DESCRIPTION OF THE TASK: Work out the number of lines with "page" in them. Reply with that number and no other words.
◇ ◇ ◇ ◇ ◇ ◇ ◇
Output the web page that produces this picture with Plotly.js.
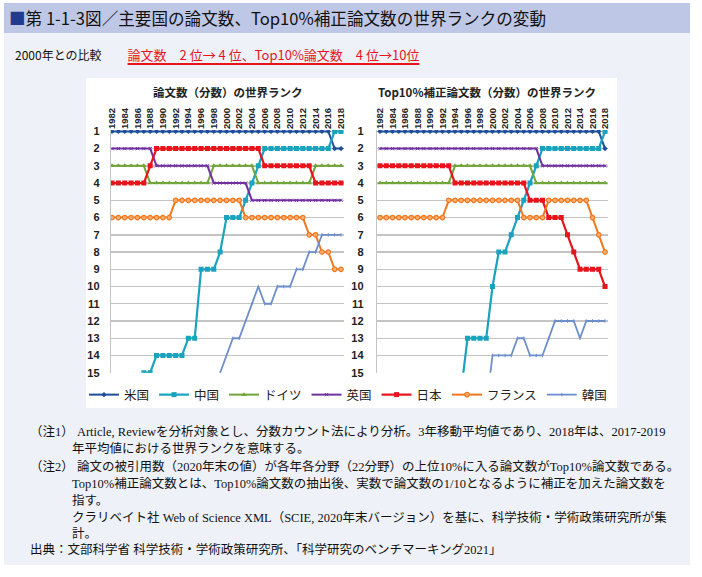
<!DOCTYPE html>
<html>
<head>
<meta charset="utf-8">
<script src="https://cdn.plot.ly/plotly-3.0.1.min.js"></script>
<style>
  html, body { margin:0; padding:0; background:#ffffff; width:702px; height:577px; overflow:hidden; }
  .abs { position:absolute; white-space:nowrap; }
  #page { left:4px; top:3px; width:686px; height:562px; background:#eef1f8; }
  #bar { left:4px; top:3px; width:686px; height:30px; background:#bfc7e6;
         font-family:"Noto Sans CJK JP","Noto Sans",sans-serif; font-size:16.6px; line-height:30px; color:#111; }
  #bar .sq { color:#1f3a8f; margin-left:5px; }
  #sub { left:15px; top:45px; font-family:"Noto Sans CJK JP",sans-serif; font-size:12px; line-height:20px; color:#111; }
  #sub .red { font-size:13px; color:#e8141c; text-decoration:underline; text-decoration-color:#e8141c; text-decoration-thickness:2px; text-underline-offset:3px; margin-left:26px; }
  #panel { left:86px; top:78px; width:531px; height:330px; background:#ffffff; }
  #plot { left:0; top:0; width:702px; height:577px; }
  .note { font-family:"Liberation Serif","Noto Sans CJK JP",serif; font-size:12.5px; line-height:16px; color:#111; }
</style>
</head>
<body>
<div id="page" class="abs"></div>
<div id="bar" class="abs"><span class="sq">■</span>第 1-1-3図／主要国の論文数、Top10%補正論文数の世界ランクの変動</div>
<div id="sub" class="abs">2000年との比較<span class="red">論文数　2 位→ 4 位、Top10%論文数　4 位→10位</span></div>
<div id="panel" class="abs"></div>
<div id="plot" class="abs"></div>
<div class="abs note" style="left:30px;top:424px;">（注1） Article, Reviewを分析対象とし、分数カウント法により分析。3年移動平均値であり、2018年は、2017-2019</div>
<div class="abs note" style="left:72px;top:441px;">年平均値における世界ランクを意味する。</div>
<div class="abs note" style="left:30px;top:459px;">（注2） 論文の被引用数（2020年末の値）が各年各分野（22分野）の上位10%に入る論文数がTop10%論文数である。</div>
<div class="abs note" style="left:72px;top:476px;">Top10%補正論文数とは、Top10%論文数の抽出後、実数で論文数の1/10となるように補正を加えた論文数を</div>
<div class="abs note" style="left:72px;top:493px;">指す。</div>
<div class="abs note" style="left:72px;top:510px;">クラリベイト社 Web of Science XML（SCIE, 2020年末バージョン）を基に、科学技術・学術政策研究所が集</div>
<div class="abs note" style="left:72px;top:526px;">計。</div>
<div class="abs note" style="left:30px;top:542px;">出典：文部科学省 科学技術・学術政策研究所、「科学研究のベンチマーキング2021」</div>
<script>
// ---- data ----
const years = [1982,1983,1984,1985,1986,1987,1988,1989,1990,1991,1992,1993,1994,1995,1996,1997,1998,1999,2000,2001,2002,2003,2004,2005,2006,2007,2008,2009,2010,2011,2012,2013,2014,2015,2016,2017,2018];
const yearTicks = [1982,1984,1986,1988,1990,1992,1994,1996,1998,2000,2002,2004,2006,2008,2010,2012,2014,2016,2018];
const rankTicks = [1,2,3,4,5,6,7,8,9,10,11,12,13,14,15];
const countries = ["米国","中国","ドイツ","英国","日本","フランス","韓国"];

// 論文数（分数）の世界ランク
const usPapers = [1,1,1,1,1,1,1,1,1,1,1,1,1,1,1,1,1,1,1,1,1,1,1,1,1,1,1,1,1,1,1,1,1,1,1,2,2];
const cnPapers = [null,null,null,null,null,15,15,14,14,14,14,14,13,13,9,9,9,8,6,6,6,5,4,3,2,2,2,2,2,2,2,2,2,2,2,1,1];
const dePapers = [3,3,3,3,3,3,4,4,4,4,4,4,4,4,4,4,3,3,3,3,3,3,3,4,4,4,4,4,4,4,4,4,3,3,3,3,3];
const ukPapers = [2,2,2,2,2,2,2,3,3,3,3,3,3,3,3,3,4,4,4,4,4,4,5,5,5,5,5,5,5,5,5,5,5,5,5,5,5];
const jpPapers = [4,4,4,4,4,4,3,2,2,2,2,2,2,2,2,2,2,2,2,2,2,2,2,2,3,3,3,3,3,3,3,3,4,4,4,4,4];
const frPapers = [6,6,6,6,6,6,6,6,6,6,5,5,5,5,5,5,5,5,5,5,5,6,6,6,6,6,6,6,6,6,6,7,7,8,8,9,9];
const krPapers = [null,null,null,null,null,null,null,null,null,null,null,null,null,null,null,null,null,15,14,13,13,12,11,10,11,11,10,10,10,9,9,8,8,7,7,7,7];

// Top10%補正論文数（分数）の世界ランク
const usTop10 = [1,1,1,1,1,1,1,1,1,1,1,1,1,1,1,1,1,1,1,1,1,1,1,1,1,1,1,1,1,1,1,1,1,1,1,1,2];
const cnTop10 = [null,null,null,null,null,null,null,null,null,null,null,null,null,16,13,13,13,13,10,8,8,7,6,5,4,3,2,2,2,2,2,2,2,2,2,2,1];
const deTop10 = [4,4,4,4,4,4,4,4,4,4,4,4,3,3,3,3,3,3,3,3,3,3,3,3,3,4,4,4,4,4,4,4,4,4,4,4,4];
const ukTop10 = [2,2,2,2,2,2,2,2,2,2,2,2,2,2,2,2,2,2,2,2,2,2,2,2,2,2,3,3,3,3,3,3,3,3,3,3,3];
const jpTop10 = [3,3,3,3,3,3,3,3,3,3,3,3,4,4,4,4,4,4,4,4,4,4,4,4,5,5,5,6,6,6,7,8,9,9,9,9,10];
const frTop10 = [6,6,6,6,6,6,6,6,6,6,6,5,5,5,5,5,5,5,5,5,5,5,5,6,6,6,6,5,5,5,5,5,5,5,6,7,8];
const krTop10 = [null,null,null,null,null,null,null,null,null,null,null,null,null,null,null,null,null,17,14,14,14,14,13,13,14,14,14,13,12,12,12,12,13,12,12,12,12];

// ---- styles ----
const styles = [
  {color:"#1f4e9a", symbol:"diamond", size:4.2, width:2, mline:0},
  {color:"#1aa3be", symbol:"square", size:5, width:2.2, mline:0},
  {color:"#72a53a", symbol:"triangle-up", size:5, width:2, mline:0},
  {color:"#7030a0", symbol:"x-thin-open", size:3.2, width:2, mline:1},
  {color:"#e8141c", symbol:"square", size:5, width:2.2, mline:0},
  {color:"#f07820", symbol:"circle", size:4.5, width:2, mline:1.2, fill:"#f8b070"},
  {color:"#6c8fcb", symbol:"line-ns-open", size:2.5, width:1.8, mline:1}
];

const leftSeries = [usPapers, cnPapers, dePapers, ukPapers, jpPapers, frPapers, krPapers];
const rightSeries = [usTop10, cnTop10, deTop10, ukTop10, jpTop10, frTop10, krTop10];

const traces = [];
function addTraces(series, xa, ya, showLegend) {
  series.forEach((vals, i) => {
    const s = styles[i];
    traces.push({
      type:"scatter", mode:"lines+markers", x:years, y:vals, name:countries[i],
      xaxis:xa, yaxis:ya, showlegend:showLegend, legendgroup:countries[i],
      cliponaxis:true, connectgaps:false,
      line:{color:s.color, width:s.width},
      marker:{symbol:s.symbol, size:s.size, color:s.fill || s.color,
              line:{color:s.color, width:s.mline}},
      hoverinfo:"skip"
    });
  });
}
addTraces(leftSeries, "x", "y", true);
addTraces(rightSeries, "x2", "y2", false);

const W = 702, H = 577;
const px = v => v / W;
const py = v => 1 - v / H;

const yCommon = {
  range:[15, 0.92], tickvals:rankTicks, showgrid:true, gridcolor:"#c4c4c4", gridwidth:1.4,
  zeroline:false, showline:true, linecolor:"#c4c4c4", linewidth:1.2, ticks:"",
  tickfont:{family:"Liberation Sans, Arial, sans-serif", size:11, color:"#222", weight:"bold"},
  fixedrange:true
};
const xCommon = {
  side:"top", tickvals:yearTicks, tickangle:-90, showgrid:false, zeroline:false, showline:false,
  ticks:"", tickfont:{family:"Liberation Sans, Arial, sans-serif", size:9.5, color:"#222", weight:"bold"},
  fixedrange:true
};

const layout = {
  width:W, height:H, margin:{l:0,r:0,t:0,b:0},
  paper_bgcolor:"rgba(0,0,0,0)", plot_bgcolor:"rgba(0,0,0,0)",
  showlegend:true,
  xaxis:Object.assign({}, xCommon, {domain:[px(111), px(344)], range:[1981.84, 2018.47], anchor:"y"}),
  yaxis:Object.assign({}, yCommon, {domain:[py(372.7), py(130)], anchor:"x", ticklabelstandoff:8}),
  xaxis2:Object.assign({}, xCommon, {domain:[px(377), px(608)], range:[1981.52, 2018.48], anchor:"y2"}),
  yaxis2:Object.assign({}, yCommon, {domain:[py(372.7), py(130)], anchor:"x2", ticklabelstandoff:10}),
  legend:{orientation:"h", x:px(348), xanchor:"center", y:py(395), yanchor:"middle",
          bgcolor:"rgba(0,0,0,0)", font:{family:"Noto Sans CJK JP, sans-serif", size:12.5, color:"#222"},
          itemwidth:30, tracegroupgap:0, traceorder:"normal"},
  annotations:[
    {text:"論文数（分数）の世界ランク", xref:"paper", yref:"paper", x:px(228), y:py(92),
     xanchor:"center", yanchor:"middle", showarrow:false,
     font:{family:"Noto Sans CJK JP, sans-serif", size:11.5, color:"#222", weight:"bold"}},
    {text:"Top10%補正論文数（分数）の世界ランク", xref:"paper", yref:"paper", x:px(487), y:py(92),
     xanchor:"center", yanchor:"middle", showarrow:false,
     font:{family:"Noto Sans CJK JP, sans-serif", size:11.5, color:"#222", weight:"bold"}}
  ]
};

Plotly.newPlot("plot", traces, layout, {displayModeBar:false, staticPlot:true});
</script>
</body>
</html>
◇ ◇ ◇ ◇ ◇ ◇ ◇
RESULT FOR THIS TASK: 3